When Cédric Herrou was handcuffed and taken to jail by a few police officers, the news worldwide portrayed him as a criminal. One didn’t even have to ask why but assumed that helping illegal crossings of migrants from Italy to France was terribly wrong. The mere fact that he helped an illegal migrant move justified the ways the repressive apparatus of the state treated him - publicly handcuffed and subjected to further punitive procedures. Accused of smuggling and taken into four-month custody, Herrou was brought to a trial. The trial was turned against Herrou both in the courtroom and publicly as helping the illegal crossings of refugees was strongly condemned. However, a few months later, the principle of fraternity enshrined in the French constitution lead to Herrou’s release, as it conferred the freedom to provide humanitarian assistance and help others regardless whether they were legally or illegally present on the territory.

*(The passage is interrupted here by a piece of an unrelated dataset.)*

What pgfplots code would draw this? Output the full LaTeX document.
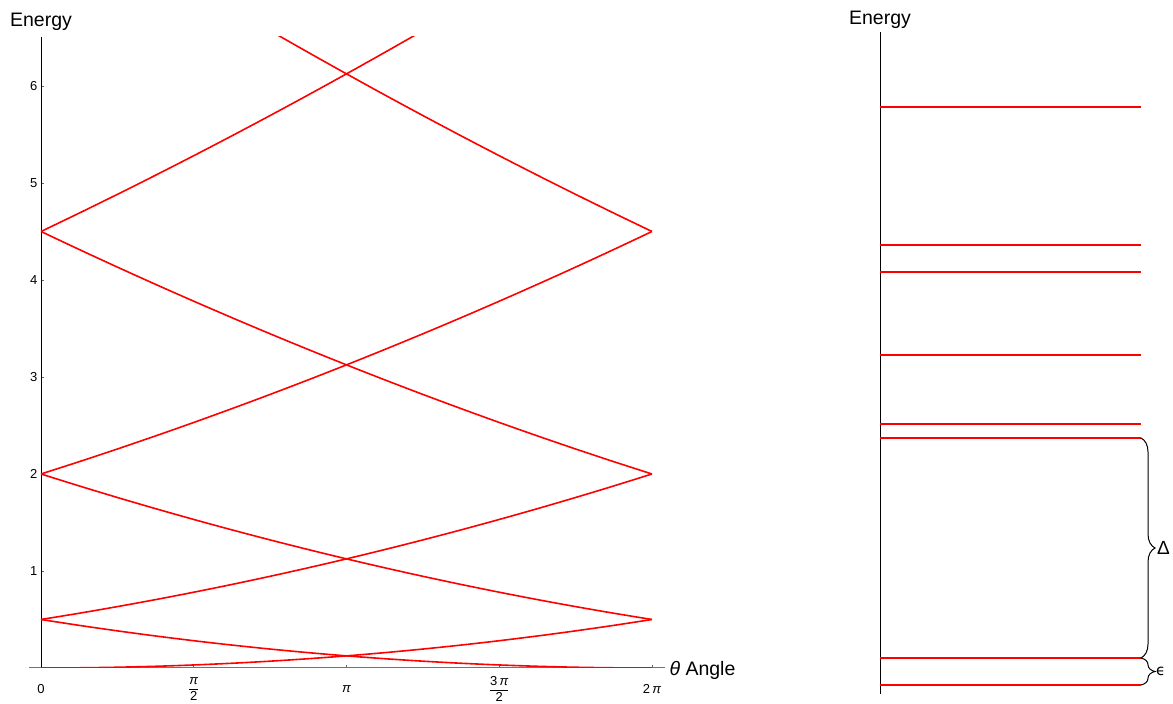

A recently published report Humanitarianism: the unacceptable face of solidarity discusses prosecution of more than 40 individuals who dared to assist migrants and refugees in crossing the sea or land borders irregularly. It covers case studies that speak to the rigidity of migration management and regulation of civic disobedience-in-solidarity with migrants and refugees. A recent case of a war veteran Dragan Umičević of Are You Syrious, who helped a group of refugees including six children freezing in winter at the Croatian-Serbian border, or Scott Warren of No more deaths in Arizona who helped two undocumented migrants along the US-Mexico border, or a volunteer and Syrian refugee Sarah Mardini of Emergency Response Centre International, who was arrested for her humanitarian work in Moira camp, or a ship captain Carola Rackete of Sea-Watch, who docked the migrant rescue ship in the port of Lampedusa without authorization, or a mayor of Riace Domenico Lucano, who was arrested under accusation of aiding illegal immigrants - all those events speak strongly of clampdown on solidarity actions with migrants and refugees. These people and their organization, just as numerous others that stay invisible and hidden from public sight, have come under state prosecution instrumentalizing the rigid anti-smuggling legal provisions. Fekete notes that “The emergence of autonomous migrant and refugee solidarity movements and the lengths individuals were prepared to go to help were perceived by states as a threat to their control of borders.”

The border control and the security obsession as coined by Mattelart (2010) have been strongly inscribed in the current European, American and global migration regimes. They have been labelling migrants and refugees as threats and creating an industry enemizing them and those who identify and solidarize with them.

Illegal or irregular crossings of migrants represent one of the most serious violations of entering foreign sovereign territory within the complex web of punitive technologies entailed in the migration management regimes. Both migrants who are perceived as bodies carrying the culture of criminality (cf. Harvest of Empire) and helpers, whether they help crossings for the intrinsic reasons or for the extrinsic reason of money, are represented as criminals. The current migration regime treats them all as smugglers and criminals alike so that the logical and only next step is incarceration and punishment. That representation is perpetual due to its productive spread - it is not only centralized in state actors but among the public too. We sure can notice the spill-over effects within societies, where the fear of danger and unsafety stoked by intense propaganda we have been exposed to in our everyday lives (remember Viktor Orbán or Matteo Salvini’s political agendas) mobilized defence mechanisms. Drawing on the Foucauldian approach, the governmentality of criminalization of migration (i.e. crimmigration) and criminalization of solidarity has permeated different spaces.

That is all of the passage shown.